Christ Restores What Sin Has Distorted
The Bible is honest about the fact that sin has deeply damaged human relationships. The honour, harmony, and mutual love that belonged to God’s good creation have been wounded by selfishness, pride, domination, lust, neglect, and many other evils. Women, in particular, have often suffered under the cruelty of a fallen world.
That is why we do not merely need better manners or a more respectful culture. We need redemption.
And this is where the good news of Christ matters. The same Lord through whom all things were made came into the world to save sinners and to begin restoring what sin has broken. In Christ, we see not contempt for women, but deep moral seriousness, compassion, dignity, and grace. He received women as persons, not as inconveniences. He spoke to them with truth and honour. He welcomed, restored, and defended those whom others often ignored or misused.
The gospel does not erase creation; it restores sinners so they may begin to live more faithfully within God’s good design. When Christ changes hearts, men are called away from pride, harshness, and selfishness. Women are reminded of their dignity in God’s sight. The church becomes a place where honour is not performative, but shaped by repentance, grace, and truth.
So the deepest reason to honour women is not merely that society benefits when we do. It is that God created them in His image, Christ affirms their dignity, and the gospel calls us to live in a way that reflects the goodness of God’s design.
More Than a Day, a Way of Life
It is right to express gratitude for women.

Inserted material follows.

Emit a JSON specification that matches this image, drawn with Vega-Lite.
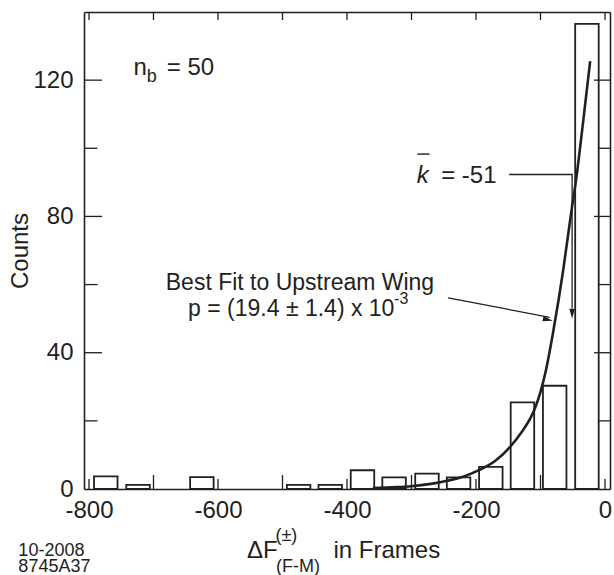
{
  "$schema": "https://vega.github.io/schema/vega-lite/v6.json",
  "width": 526,
  "height": 477,
  "autosize": {"type": "none"},
  "padding": {"left": 84, "top": 12, "right": 4, "bottom": 86},
  "background": "white",
  "config": {
    "view": {"stroke": null},
    "font": "Liberation Sans",
    "text": {"font": "Liberation Sans", "color": "#231f20"},
    "tick": {"color": "#231f20", "thickness": 1.3, "opacity": 1},
    "axis": {
      "grid": false,
      "ticks": false,
      "domainColor": "#231f20",
      "domainWidth": 1.6,
      "labelColor": "#231f20",
      "labelFont": "Liberation Sans",
      "labelFontSize": 24,
      "titleFont": "Liberation Sans",
      "titleColor": "#231f20",
      "titleFontWeight": "normal",
      "titleFontSize": 24,
      "labelFlush": false,
      "labelOverlap": false
    }
  },
  "datasets": {
    "bins": [
      {"center": -774, "count": 3.7},
      {"center": -724, "count": 1.2},
      {"center": -625, "count": 3.5},
      {"center": -475, "count": 1.2},
      {"center": -426, "count": 1.2},
      {"center": -376, "count": 5.5},
      {"center": -327, "count": 3.4},
      {"center": -276, "count": 4.5},
      {"center": -227, "count": 3.4},
      {"center": -177, "count": 6.5},
      {"center": -128, "count": 25.4},
      {"center": -78, "count": 30.3},
      {"center": -28, "count": 136.5}
    ],
    "fit": [
      {"frames": -360, "count": 0.3},
      {"frames": -330, "count": 0.5},
      {"frames": -300, "count": 0.8},
      {"frames": -270, "count": 1.5},
      {"frames": -245, "count": 2.4},
      {"frames": -220, "count": 3.6},
      {"frames": -198, "count": 5.3},
      {"frames": -170, "count": 8.3},
      {"frames": -147, "count": 12.4},
      {"frames": -130, "count": 16.5},
      {"frames": -109, "count": 23.5},
      {"frames": -100, "count": 28.5},
      {"frames": -92, "count": 34.5},
      {"frames": -80, "count": 46.5},
      {"frames": -65, "count": 64},
      {"frames": -51, "count": 83},
      {"frames": -45, "count": 90.5},
      {"frames": -35, "count": 106},
      {"frames": -23, "count": 125.6}
    ],
    "xMajor": [{"frames": -800}, {"frames": -600}, {"frames": -400}, {"frames": -200}, {"frames": 0}],
    "xMinor": [{"frames": -700}, {"frames": -500}, {"frames": -300}, {"frames": -100}],
    "yMajor": [{"count": 40}, {"count": 80}, {"count": 120}],
    "yMinor": [{"count": 20}, {"count": 60}, {"count": 100}],
    "leaders": [
      {"arrow": "kbar", "step": 1, "x": -148.6, "y": 92.3},
      {"arrow": "kbar", "step": 2, "x": -51, "y": 92.3},
      {"arrow": "kbar", "step": 3, "x": -51, "y": 53},
      {"arrow": "fit", "step": 1, "x": -243.3, "y": 56.1},
      {"arrow": "fit", "step": 2, "x": -86, "y": 50.4}
    ],
    "headDown": [{"x": -51, "y": 50}],
    "headFit": [{"x": -81, "y": 49.4}],
    "overbar": [{"x": -291, "x2": -272, "y": 98.3}],
    "big": [
      {"x": -731, "y": 121.5, "text": "n"},
      {"x": -679.4, "y": 121.5, "text": "= 50"},
      {"x": -254, "y": 89.8, "text": "= -51"},
      {"x": -555, "y": -20.2, "text": "ΔF"},
      {"x": -421, "y": -20.2, "text": "in Frames"}
    ],
    "small": [
      {"x": -710.3, "y": 119.4, "text": "b"},
      {"x": -511, "y": -15.4, "text": "(±)"},
      {"x": -510, "y": -24.4, "text": "(F-M)"}
    ],
    "note": [
      {"x": -681, "y": 58.4, "text": "Best Fit to Upstream Wing"},
      {"x": -646.4, "y": 50.9, "text": "p = (19.4 ± 1.4) x 10"}
    ],
    "exponent": [{"x": -327, "y": 54.2, "text": "-3"}],
    "kletter": [{"x": -292, "y": 89.8, "text": "k"}],
    "stamp": [
      {"x": -909.5, "y": -19.6, "text": "10-2008"},
      {"x": -909.5, "y": -24.3, "text": "8745A37"}
    ]
  },
  "layer": [
    {
      "data": {"name": "bins"},
      "mark": {"type": "bar", "width": 23.5, "fill": "white", "stroke": "#231f20", "strokeWidth": 1.8},
      "encoding": {
        "x": {
          "field": "center", "type": "quantitative",
          "scale": {"domain": [-800, 0], "nice": false, "zero": false},
          "axis": {
            "orient": "bottom", "title": null,
            "values": [-800, -600, -400, -200, 0],
            "labelExpr": "'' + datum.value",
            "labelPadding": 9
          }
        },
        "y": {
          "field": "count", "type": "quantitative",
          "scale": {"domain": [0, 140], "nice": false, "zero": true},
          "axis": {
            "orient": "left", "title": "Counts",
            "values": [0, 40, 80, 120],
            "labelExpr": "'' + datum.value",
            "labelPadding": 11,
            "titlePadding": 0
          }
        }
      }
    },
    {
      "data": {"name": "fit"},
      "mark": {"type": "line", "interpolate": "monotone", "stroke": "#231f20", "strokeWidth": 2.6},
      "encoding": {
        "x": {
          "field": "frames", "type": "quantitative",
          "scale": {"domain": [-800, 0], "nice": false, "zero": false},
          "axis": {"orient": "top", "title": null, "labels": false}
        },
        "y": {
          "field": "count", "type": "quantitative",
          "scale": {"domain": [0, 140], "nice": false, "zero": true},
          "axis": {"orient": "right", "title": null, "labels": false}
        }
      }
    },
    {
      "data": {"name": "xMajor"},
      "mark": {"type": "tick", "orient": "vertical", "size": 20, "clip": true},
      "encoding": {
        "x": {"field": "frames", "type": "quantitative", "scale": {"domain": [-800, 0], "nice": false, "zero": false}, "axis": null},
        "y": {"datum": 0, "type": "quantitative", "scale": {"domain": [0, 140], "nice": false}, "axis": null}
      }
    },
    {
      "data": {"name": "xMinor"},
      "mark": {"type": "tick", "orient": "vertical", "size": 28, "clip": true},
      "encoding": {
        "x": {"field": "frames", "type": "quantitative", "scale": {"domain": [-800, 0], "nice": false, "zero": false}, "axis": null},
        "y": {"datum": 0, "type": "quantitative", "scale": {"domain": [0, 140], "nice": false}, "axis": null}
      }
    },
    {
      "data": {"name": "xMinor"},
      "mark": {"type": "tick", "orient": "vertical", "size": 16, "clip": true},
      "encoding": {
        "x": {"field": "frames", "type": "quantitative", "scale": {"domain": [-800, 0], "nice": false, "zero": false}, "axis": null},
        "y": {"datum": 140, "type": "quantitative", "scale": {"domain": [0, 140], "nice": false}, "axis": null}
      }
    },
    {
      "data": {"name": "xMajor"},
      "mark": {"type": "tick", "orient": "vertical", "size": 16, "clip": true},
      "encoding": {
        "x": {"field": "frames", "type": "quantitative", "scale": {"domain": [-800, 0], "nice": false, "zero": false}, "axis": null},
        "y": {"datum": 140, "type": "quantitative", "scale": {"domain": [0, 140], "nice": false}, "axis": null}
      }
    },
    {
      "data": {"name": "yMajor"},
      "mark": {"type": "tick", "orient": "horizontal", "size": 26, "clip": true},
      "encoding": {
        "x": {"datum": -800, "type": "quantitative", "scale": {"domain": [-800, 0], "nice": false, "zero": false}, "axis": null},
        "y": {"field": "count", "type": "quantitative", "scale": {"domain": [0, 140], "nice": false}, "axis": null}
      }
    },
    {
      "data": {"name": "yMinor"},
      "mark": {"type": "tick", "orient": "horizontal", "size": 17, "clip": true},
      "encoding": {
        "x": {"datum": -800, "type": "quantitative", "scale": {"domain": [-800, 0], "nice": false, "zero": false}, "axis": null},
        "y": {"field": "count", "type": "quantitative", "scale": {"domain": [0, 140], "nice": false}, "axis": null}
      }
    },
    {
      "data": {"name": "yMajor"},
      "mark": {"type": "tick", "orient": "horizontal", "size": 22, "clip": true},
      "encoding": {
        "x": {"datum": 0, "type": "quantitative", "scale": {"domain": [-800, 0], "nice": false, "zero": false}, "axis": null},
        "y": {"field": "count", "type": "quantitative", "scale": {"domain": [0, 140], "nice": false}, "axis": null}
      }
    },
    {
      "data": {"name": "yMinor"},
      "mark": {"type": "tick", "orient": "horizontal", "size": 14, "clip": true},
      "encoding": {
        "x": {"datum": 0, "type": "quantitative", "scale": {"domain": [-800, 0], "nice": false, "zero": false}, "axis": null},
        "y": {"field": "count", "type": "quantitative", "scale": {"domain": [0, 140], "nice": false}, "axis": null}
      }
    },
    {
      "data": {"name": "leaders"},
      "mark": {"type": "line", "stroke": "#231f20", "strokeWidth": 1.3},
      "encoding": {
        "x": {"field": "x", "type": "quantitative", "scale": {"domain": [-800, 0], "nice": false, "zero": false}, "axis": null},
        "y": {"field": "y", "type": "quantitative", "scale": {"domain": [0, 140], "nice": false}, "axis": null},
        "detail": {"field": "arrow"},
        "order": {"field": "step"}
      }
    },
    {
      "data": {"name": "headDown"},
      "mark": {"type": "point", "shape": "M0,0 L-0.55,-2 L0.55,-2 Z", "size": 100, "filled": true, "fill": "#231f20", "opacity": 1, "strokeWidth": 0},
      "encoding": {
        "x": {"field": "x", "type": "quantitative", "scale": {"domain": [-800, 0], "nice": false, "zero": false}, "axis": null},
        "y": {"field": "y", "type": "quantitative", "scale": {"domain": [0, 140], "nice": false}, "axis": null}
      }
    },
    {
      "data": {"name": "headFit"},
      "mark": {"type": "point", "shape": "M0,0 L-2,-0.55 L-2,0.55 Z", "angle": 12, "size": 100, "filled": true, "fill": "#231f20", "opacity": 1, "strokeWidth": 0},
      "encoding": {
        "x": {"field": "x", "type": "quantitative", "scale": {"domain": [-800, 0], "nice": false, "zero": false}, "axis": null},
        "y": {"field": "y", "type": "quantitative", "scale": {"domain": [0, 140], "nice": false}, "axis": null}
      }
    },
    {
      "data": {"name": "overbar"},
      "mark": {"type": "rule", "stroke": "#231f20", "strokeWidth": 1.4},
      "encoding": {
        "x": {"field": "x", "type": "quantitative", "scale": {"domain": [-800, 0], "nice": false, "zero": false}, "axis": null},
        "x2": {"field": "x2"},
        "y": {"field": "y", "type": "quantitative", "scale": {"domain": [0, 140], "nice": false}, "axis": null}
      }
    },
    {
      "data": {"name": "big"},
      "mark": {"type": "text", "align": "left", "baseline": "alphabetic", "fontSize": 24},
      "encoding": {
        "x": {"field": "x", "type": "quantitative", "scale": {"domain": [-800, 0], "nice": false, "zero": false}, "axis": null},
        "y": {"field": "y", "type": "quantitative", "scale": {"domain": [0, 140], "nice": false}, "axis": null},
        "text": {"field": "text"}
      }
    },
    {
      "data": {"name": "small"},
      "mark": {"type": "text", "align": "left", "baseline": "alphabetic", "fontSize": 18},
      "encoding": {
        "x": {"field": "x", "type": "quantitative", "scale": {"domain": [-800, 0], "nice": false, "zero": false}, "axis": null},
        "y": {"field": "y", "type": "quantitative", "scale": {"domain": [0, 140], "nice": false}, "axis": null},
        "text": {"field": "text"}
      }
    },
    {
      "data": {"name": "note"},
      "mark": {"type": "text", "align": "left", "baseline": "alphabetic", "fontSize": 23},
      "encoding": {
        "x": {"field": "x", "type": "quantitative", "scale": {"domain": [-800, 0], "nice": false, "zero": false}, "axis": null},
        "y": {"field": "y", "type": "quantitative", "scale": {"domain": [0, 140], "nice": false}, "axis": null},
        "text": {"field": "text"}
      }
    },
    {
      "data": {"name": "exponent"},
      "mark": {"type": "text", "align": "left", "baseline": "alphabetic", "fontSize": 16},
      "encoding": {
        "x": {"field": "x", "type": "quantitative", "scale": {"domain": [-800, 0], "nice": false, "zero": false}, "axis": null},
        "y": {"field": "y", "type": "quantitative", "scale": {"domain": [0, 140], "nice": false}, "axis": null},
        "text": {"field": "text"}
      }
    },
    {
      "data": {"name": "kletter"},
      "mark": {"type": "text", "align": "left", "baseline": "alphabetic", "fontSize": 24, "fontStyle": "italic"},
      "encoding": {
        "x": {"field": "x", "type": "quantitative", "scale": {"domain": [-800, 0], "nice": false, "zero": false}, "axis": null},
        "y": {"field": "y", "type": "quantitative", "scale": {"domain": [0, 140], "nice": false}, "axis": null},
        "text": {"field": "text"}
      }
    },
    {
      "data": {"name": "stamp"},
      "mark": {"type": "text", "align": "left", "baseline": "alphabetic", "fontSize": 18},
      "encoding": {
        "x": {"field": "x", "type": "quantitative", "scale": {"domain": [-800, 0], "nice": false, "zero": false}, "axis": null},
        "y": {"field": "y", "type": "quantitative", "scale": {"domain": [0, 140], "nice": false}, "axis": null},
        "text": {"field": "text"}
      }
    }
  ],
  "resolve": {"axis": {"x": "independent", "y": "independent"}}
}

It is right to thank God for mothers, wives, sisters, daughters, teachers, friends, and faithful servants whose lives have strengthened homes, churches, and communities. But Scripture leads us beyond a yearly gesture into a lasting posture.
Women should be honoured not only when the calendar reminds us, but whenever we remember who made them.
From the beginning, God created humanity as male and female in His image. From the beginning, woman was part of His good and wise design. From the beginning, her presence in the world was a gift, not an accident.
Let us therefore honour women rightly: not with shallow sentiment, but with enduring gratitude; not with occasional praise, but with daily respect; not merely with words, but with lives shaped by the truth of God.
To honour women is to honour the Creator whose wisdom made them, whose image they bear, and whose goodness is seen in His gift to the world.